Spürbar wird dies im Alltag. Franziska Erni-Stieger, Beauftragte für Seniorenarbeit Herz Jesu Wiedikon, empfindet Bedauern für ihre männliche Berufskollegen. Sie habe als Frau den grossen Vorteil, dass sie nicht unter Generalverdacht stehe. Ihr würden männliche Kollegen leidtun, die nun nicht mehr intuitiv in der Seelsorge auf Situationen reagieren könnten. «Bewohner im Altersheim umarmen mich oft vor Freude, wenn ich sie besuche. Altersarbeit braucht Nähe. Wo diese wegfällt, bricht etwas Elementares weg», so Franziska Erni Stieger.

Michael Nestler, Religionspädagoge und Jugendarbeiter Herz Jesu Wiedikon, stimmte zu, dass die Situation herausfordernd sei, wenn man in allem unter Beobachtung stehe. Der positive Aspekt daran sei einzig, dass man nun noch professioneller spiegeln müsse, wie man die Arbeit mit Jugendlichen plane und gestalte. Der Verhaltenskodex gebe hier zumindest eine Leitlinie. Komplizierter sei es aber alleweil.

Nicht nur kompliziert, sondern einschneidend empfindet Isabelle Vasquez, Nationaldirektorin Migratio, die neue Situation. In anderen Kulturen gehöre eine Umarmung, beispielsweise beim Trösten, schlicht dazu. Wo diese umgangen werde, würde dies von Hilfesuchenden gar als persönliche Ablehnung empfunden.

Wie kommen nun aber die Kirche und damit auch die Pfarreien aus diesem Tal wieder heraus? Sigmund Thur, Mitglied der Kirchenpflege, nahm die immer wieder gehörte Forderung nach Aufhebung des Zölibates auf: «Ich glaube nicht, dass dieser Schritt alles lösen wird, da sollten wir uns nicht in falscher Hoffnung wiegen. Das zeigen andere Missbrauchsfälle in anderen Umfeldern als der Kirche.»

Artur Czastkiewicz, Pfarrer Herz Jesu Wiedikon, meinte, dass die Kirche sich aus einer verhängnisvollen Falle lösen müsste: «Es darf bei Vergehen keine Form von falscher Barmherzigkeit geben.
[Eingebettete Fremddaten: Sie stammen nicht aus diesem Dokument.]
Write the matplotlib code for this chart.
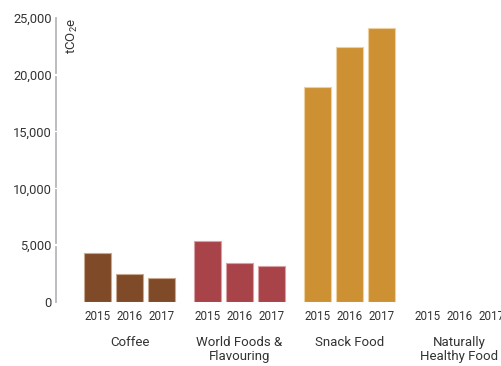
import numpy as np
import matplotlib.pyplot as plt
import matplotlib.transforms as mtransforms

plt.rcParams['font.family'] = ['Roboto', 'DejaVu Sans']
plt.rcParams['mathtext.fontset'] = 'custom'
plt.rcParams['mathtext.rm'] = 'Roboto'

categories = ['Coffee', 'World Foods &\nFlavouring', 'Snack Food', 'Naturally\nHealthy Food']
years = ['2015', '2016', '2017']
values = [
    [4300, 2480, 2100],
    [5370, 3450, 3190],
    [18950, 22450, 24090],
    [0, 0, 0],
]
colors = ['#7f4a27', '#a8434a', '#cd9133', '#7a9a3a']
edges = ['#c9a88f', '#d9a0a4', '#ecd0a0', '#c0d0a0']

fig = plt.figure(figsize=(5.02, 3.66), dpi=100)
ax = fig.add_axes([56 / 502, 64 / 366, 1 - 56 / 502, (302 - 18) / 366])

group_gap = 110 / 32
xs, xl = [], []
for g, cat in enumerate(categories):
    for j, yr in enumerate(years):
        x = g * group_gap + (j - 1)
        if values[g][j] > 0:
            ax.bar(x, values[g][j], width=27 / 32, color=colors[g],
                   edgecolor=edges[g], linewidth=0.8)
        xs.append(x)
        xl.append(yr)
    ax.text(g * group_gap, -0.12, cat, transform=mtransforms.blended_transform_factory(ax.transData, ax.transAxes),
            ha='center', va='top', fontsize=9.5, color='#333333', linespacing=1.05)

ax.set_xlim(-2.3, (502 - 129.5) / 32)
ax.set_ylim(0, 25000)
ax.set_xticks(xs)
ax.set_xticklabels(xl, fontsize=8.4, color='#333333')
yt = np.arange(0, 25001, 5000)
ax.set_yticks(yt)
ax.set_yticklabels([f'{v:,}' for v in yt], fontsize=9.3, color='#333333')
ax.tick_params(axis='both', length=0)
ax.tick_params(axis='x', pad=6)
ax.tick_params(axis='y', pad=3)
for s in ax.spines.values():
    s.set_visible(False)

# axis line broken at each tick
ytrans = mtransforms.blended_transform_factory(ax.transAxes, ax.transData)
for k in range(5):
    lo = k * 5000 + (0 if k == 0 else 160)
    hi = (k + 1) * 5000 - (0 if k == 4 else 160)
    ax.plot([0, 0], [lo, hi], color='#b8b8bc', lw=1.3, transform=ytrans, clip_on=False)

ax.text(0.02, 25050, r'tCO$_2$e', transform=ytrans, rotation=90,
        ha='left', va='top', fontsize=9.5, color='#333333')

fig.savefig('out.png', dpi=100)
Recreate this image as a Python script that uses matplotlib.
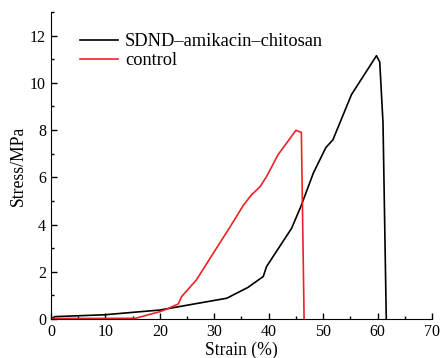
import matplotlib
matplotlib.use("Agg")
import matplotlib.pyplot as plt
from matplotlib.ticker import MultipleLocator

plt.rcParams['font.family'] = ['Liberation Serif', 'DejaVu Serif']
plt.rcParams['mathtext.fontset'] = 'stix'

sdnd_strain = [0, 0.7, 9.9, 20.0, 32.3, 36.2, 39.0, 39.6, 44.2, 45.9, 48.2, 50.5, 51.8, 55.2, 59.8, 60.4, 61.0, 61.6]
sdnd_stress = [0, 0.10, 0.18, 0.38, 0.88, 1.34, 1.80, 2.22, 3.84, 4.76, 6.18, 7.26, 7.59, 9.50, 11.15, 10.88, 8.3, 0]

ctrl_strain = [0, 0.5, 15.5, 20.0, 21.2, 23.4, 24.0, 26.7, 29.8, 32.9, 35.3, 36.8, 38.4, 39.6, 41.7, 45.0, 46.0, 46.5]
ctrl_stress = [0, 0.02, 0.03, 0.31, 0.41, 0.64, 0.95, 1.65, 2.78, 3.90, 4.80, 5.25, 5.60, 6.03, 6.95, 7.99, 7.90, 0]

fig = plt.figure(figsize=(4.43, 3.58), dpi=100)
ax = fig.add_axes([51/443, 1-319/358, (432-51)/443, (319-12)/358])

ax.plot(sdnd_strain, sdnd_stress, color='black', lw=1.2, label='SDND\u2013amikacin\u2013chitosan')
ax.plot(ctrl_strain, ctrl_stress, color='#ec2227', lw=1.2, label='control')

ax.set_xlim(0, 70)
ax.set_ylim(0, 13)
ax.xaxis.set_major_locator(MultipleLocator(10))
ax.xaxis.set_minor_locator(MultipleLocator(5))
ax.yaxis.set_major_locator(MultipleLocator(2))
ax.yaxis.set_minor_locator(MultipleLocator(1))
ax.tick_params(which='both', direction='in', labelsize=11.5, width=1, top=False, right=False)
ax.tick_params(which='major', length=4)
ax.tick_params(which='minor', length=2.5)
for s in ['top', 'right']:
    ax.spines[s].set_visible(False)
ax.set_xlabel('Strain (%)', fontsize=12.7, labelpad=1)
ax.set_ylabel('Stress/MPa', fontsize=12.7, labelpad=2)
ax.legend(loc='upper left', bbox_to_anchor=(0.076, 0.93), frameon=False, fontsize=13.2,
          handlelength=2.05, handletextpad=0.4, labelspacing=0.1, borderaxespad=0, borderpad=0)

fig.savefig('out.png', dpi=100)
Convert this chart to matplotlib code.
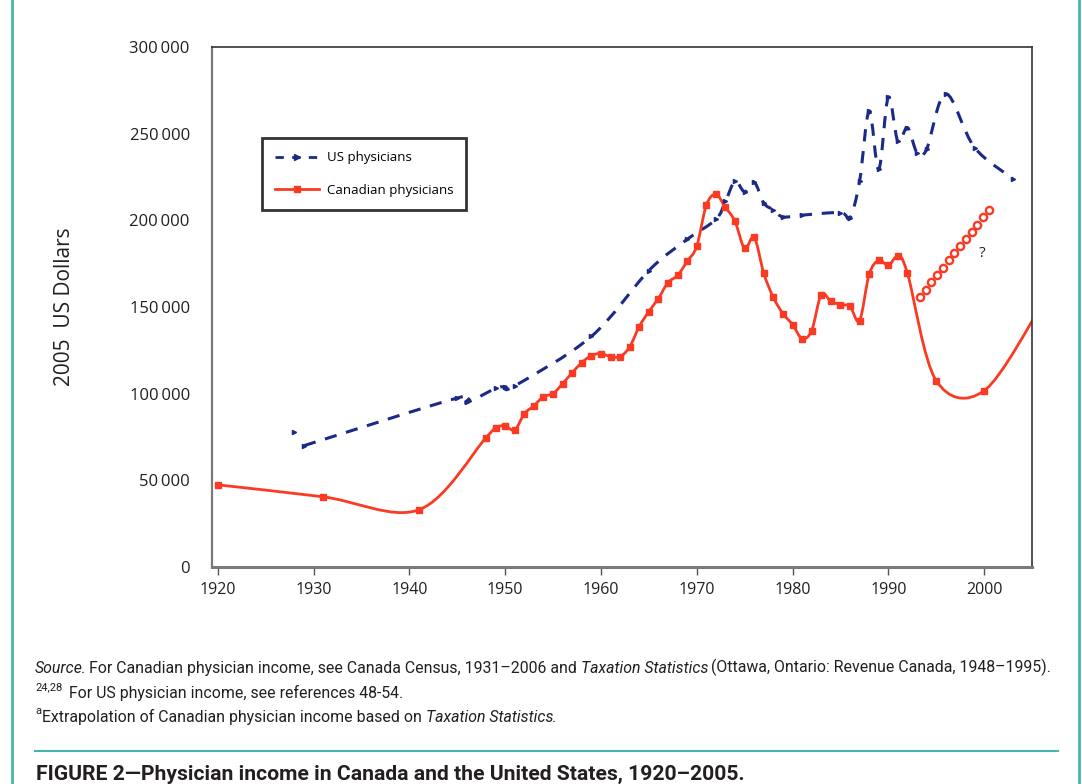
import numpy as np
import matplotlib
matplotlib.use("Agg")
import matplotlib.pyplot as plt
from matplotlib.path import Path
from matplotlib.patches import PathPatch
from matplotlib.lines import Line2D
from matplotlib.ticker import FuncFormatter

# US physician income (2005 US$)
us_years = [1928, 1929, 1945, 1946, 1949, 1950, 1951, 1959, 1965, 1969, 1972, 1973,
            1974, 1975, 1976, 1977, 1978, 1979, 1981, 1985, 1986, 1987, 1988, 1989,
            1990, 1991, 1992, 1993, 1994, 1996, 1999, 2003]
us_income = [78000, 70000, 97500, 95000, 103000, 104000, 104500, 133000, 171000, 189000, 200500, 211000,
             222500, 216500, 222000, 210000, 206000, 202000, 203000, 204500, 201500, 222500, 263000, 229500,
             271000, 245500, 253500, 239000, 241000, 273000, 242000, 224000]

# Canadian physician income (2005 US$)
ca_years = [1920, 1931, 1941, 1948, 1949, 1950, 1951, 1952, 1953, 1954, 1955, 1956,
            1957, 1958, 1959, 1960, 1961, 1962, 1963, 1964, 1965, 1966, 1967, 1968,
            1969, 1970, 1971, 1972, 1973, 1974, 1975, 1976, 1977, 1978, 1979, 1980,
            1981, 1982, 1983, 1984, 1985, 1986, 1987, 1988, 1989, 1990, 1991, 1992,
            1995, 2000, 2006]
ca_income = [47400, 40500, 33000, 74600, 80300, 81500, 79000, 88400, 93000, 98300, 100000, 105800,
             112100, 117900, 122000, 123100, 121400, 121400, 127000, 138700, 147400, 154900, 164100, 168200,
             176300, 185000, 208700, 215000, 207500, 199400, 183800, 190200, 169400, 155500, 146200, 139900,
             131800, 136400, 157200, 153200, 151400, 150300, 142200, 168800, 176900, 174000, 179200, 169400,
             107500, 101700, 151000]

# extrapolated Canadian income (open circles)
ex_years = [1993.3, 1993.9, 1994.5, 1995.1, 1995.7, 1996.3, 1996.9, 1997.5, 1998.1, 1998.7,
            1999.3, 1999.9, 2000.5]
ex_income = [156000, 160000, 164500, 168500, 172500, 177000, 181000, 185000, 189500, 193500,
             197500, 202000, 206000]

x_ticks = [1920, 1930, 1940, 1950, 1960, 1970, 1980, 1990, 2000]
y_ticks = [0, 50000, 100000, 150000, 200000, 250000, 300000]

NAVY = "#1b2a86"
RED = "#fa3a22"
TEAL = "#47b5ae"
TXT = "#231f20"

UI = ["Open Sans", "DejaVu Sans"]
NARROW = ["Roboto", "DejaVu Sans"]


# smooth curve through the points (like a spreadsheet "smoothed line")
def smooth_path(xs, ys):
    pts = np.column_stack([xs, ys]).astype(float)
    n = len(pts)
    verts = [pts[0]]
    codes = [Path.MOVETO]
    for i in range(n - 1):
        p0 = pts[i - 1] if i > 0 else pts[i]
        p1 = pts[i]
        p2 = pts[i + 1]
        p3 = pts[i + 2] if i + 2 < n else pts[i + 1]
        verts += [p1 + (p2 - p0) / 6, p2 - (p3 - p1) / 6, p2]
        codes += [Path.CURVE4] * 3
    return Path(verts, codes)


def px(x, y):
    return x / 1082, 1 - y / 784


fig = plt.figure(figsize=(10.82, 7.84), dpi=100)
ax = fig.add_axes([212 / 1082, 1 - 567 / 784, 820 / 1082, 520 / 784])

# US line (the 1928 value stands alone)
ax.add_patch(PathPatch(smooth_path(us_years[1:], us_income[1:]), fill=False, edgecolor=NAVY,
                       lw=2.2, linestyle=(0, (4, 3.2)), capstyle="butt"))
ax.plot(us_years, us_income, ls="none", marker=">", ms=3, color=NAVY)

# Canadian line
ax.add_patch(PathPatch(smooth_path(ca_years, ca_income), fill=False, edgecolor=RED, lw=2.0))
ax.plot(ca_years, ca_income, ls="none", marker="s", ms=5, color=RED)

# extrapolation
ax.plot(ex_years, ex_income, ls="none", marker="o", ms=5.2, mew=1.7, mfc="white", mec=RED)
ax.text(1999.8, 181000, "?", fontsize=11, family=UI, color=TXT, ha="center", va="center")

ax.set_xlim(1919.4, 2005)
ax.set_ylim(0, 300000)
ax.set_xticks(x_ticks)
ax.set_yticks(y_ticks)
ax.yaxis.set_major_formatter(FuncFormatter(lambda v, p: f"{v:,.0f}".replace(",", "\u2009")))
ax.tick_params(axis="y", length=0, pad=16, labelsize=12, labelcolor=TXT)
ax.tick_params(axis="x", length=6, width=1, color="#555", pad=5, labelsize=11.5, labelcolor=TXT)
for lab in ax.get_xticklabels() + ax.get_yticklabels():
    lab.set_family(UI)

ax.spines["left"].set_color("#7a7a7a")
ax.spines["left"].set_linewidth(1.6)
ax.spines["bottom"].set_color("#7a7a7a")
ax.spines["bottom"].set_linewidth(2.2)
for s in ["top", "right"]:
    ax.spines[s].set_color("#333")
    ax.spines[s].set_linewidth(1.2)

fig.text(*px(65, 307), "2005  US Dollars", rotation=90, fontsize=15,
         family=UI, color=TXT, ha="center", va="center")

handles = [Line2D([], [], color=NAVY, lw=2, ls=(0, (3, 3)), marker=">", ms=4),
           Line2D([], [], color=RED, lw=2, marker="s", ms=5)]
leg = ax.legend(handles, ["US physicians", "Canadian physicians"], loc="upper left",
                bbox_to_anchor=(50 / 820, (567 - 138) / 520), borderaxespad=0,
                fancybox=False, frameon=True, prop={"family": UI, "size": 9.5},
                handlelength=3.3, handletextpad=0.6, borderpad=1.0, labelspacing=1.5)
leg.get_frame().set_edgecolor("black")
leg.get_frame().set_linewidth(2)

# footer notes
fs = 11.4
t = fig.text(*px(35, 673), "Source", fontsize=fs, family=NARROW, style="italic",
             color=TXT, va="baseline")
a1 = ax.annotate(". For Canadian physician income, see Canada Census, 1931\u20132006 and ",
                 xy=(1, 0), xycoords=t, xytext=(-1.5, 0), textcoords="offset points",
                 va="bottom", fontsize=fs, family=NARROW, color=TXT, annotation_clip=False)
a2 = ax.annotate("Taxation Statistics", xy=(1, 0), xycoords=a1, va="bottom", fontsize=fs,
                 family=NARROW, style="italic", color=TXT, annotation_clip=False)
ax.annotate(" (Ottawa, Ontario: Revenue Canada, 1948\u20131995).", xy=(1, 0), xycoords=a2,
            xytext=(-1, 0), textcoords="offset points",
            va="bottom", fontsize=fs, family=NARROW, color=TXT, annotation_clip=False)

fig.text(*px(35, 690), "24,28", fontsize=8, family=NARROW, color=TXT, va="baseline")
fig.text(*px(69, 698), "For US physician income, see references 48-54.", fontsize=fs,
         family=NARROW, color=TXT, va="baseline")

fig.text(*px(35, 714), "a", fontsize=8, family=NARROW, color=TXT, va="baseline")
b1 = fig.text(*px(42, 722), "Extrapolation of Canadian physician income based on ",
              fontsize=fs, family=NARROW, color=TXT, va="baseline")
b2 = ax.annotate("Taxation Statistics", xy=(1, 0), xycoords=b1, va="bottom", fontsize=fs,
                 family=NARROW, style="italic", color=TXT, annotation_clip=False)
ax.annotate(".", xy=(1, 0), xycoords=b2, xytext=(-1, 0), textcoords="offset points",
            va="bottom", fontsize=fs, family=NARROW, color=TXT, annotation_clip=False)

# frame lines
fig.add_artist(Line2D([12 / 1082, 12 / 1082], [0, 1], color=TEAL, lw=2))
fig.add_artist(Line2D([1079 / 1082, 1079 / 1082], [0, 1], color=TEAL, lw=2))
fig.add_artist(Line2D([35 / 1082, 1058 / 1082], [1 - 751 / 784] * 2, color=TEAL, lw=1.5))

fig.text(*px(36, 780), "FIGURE 2\u2014Physician income in Canada and the United States, 1920\u20132005.",
         fontsize=15.2, family=NARROW, weight="bold", color=TXT, va="baseline")

fig.savefig("out.png", dpi=100)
Es ist fatal, Busse und Strafe zu vermengen.»

Der Wunsch, nach härterem, konsequenterem Durchgreifen durch die Kirchenspitze wurde auch bei den Fragen aus dem Publikum spürbar. Raphael Meyer und Luis Varandas verwiesen gemeinsam auf die Neuerungen im Personal- und Meldewesen der Kirche und wiesen darauf hin, dass der Prozess angestossen, aber weiter professionalisiert werden müsse.

Eindringlich wandte sich am Schluss Isabelle Vasquez an das Plenum und das Publikum: «Prävention ist eine Sache von uns allen. Jede Gemeinde, jedes Mitglied, die etwas wissen, müssen reagieren und dürfen nicht schweigen. Wir alle sind verantwortlich.»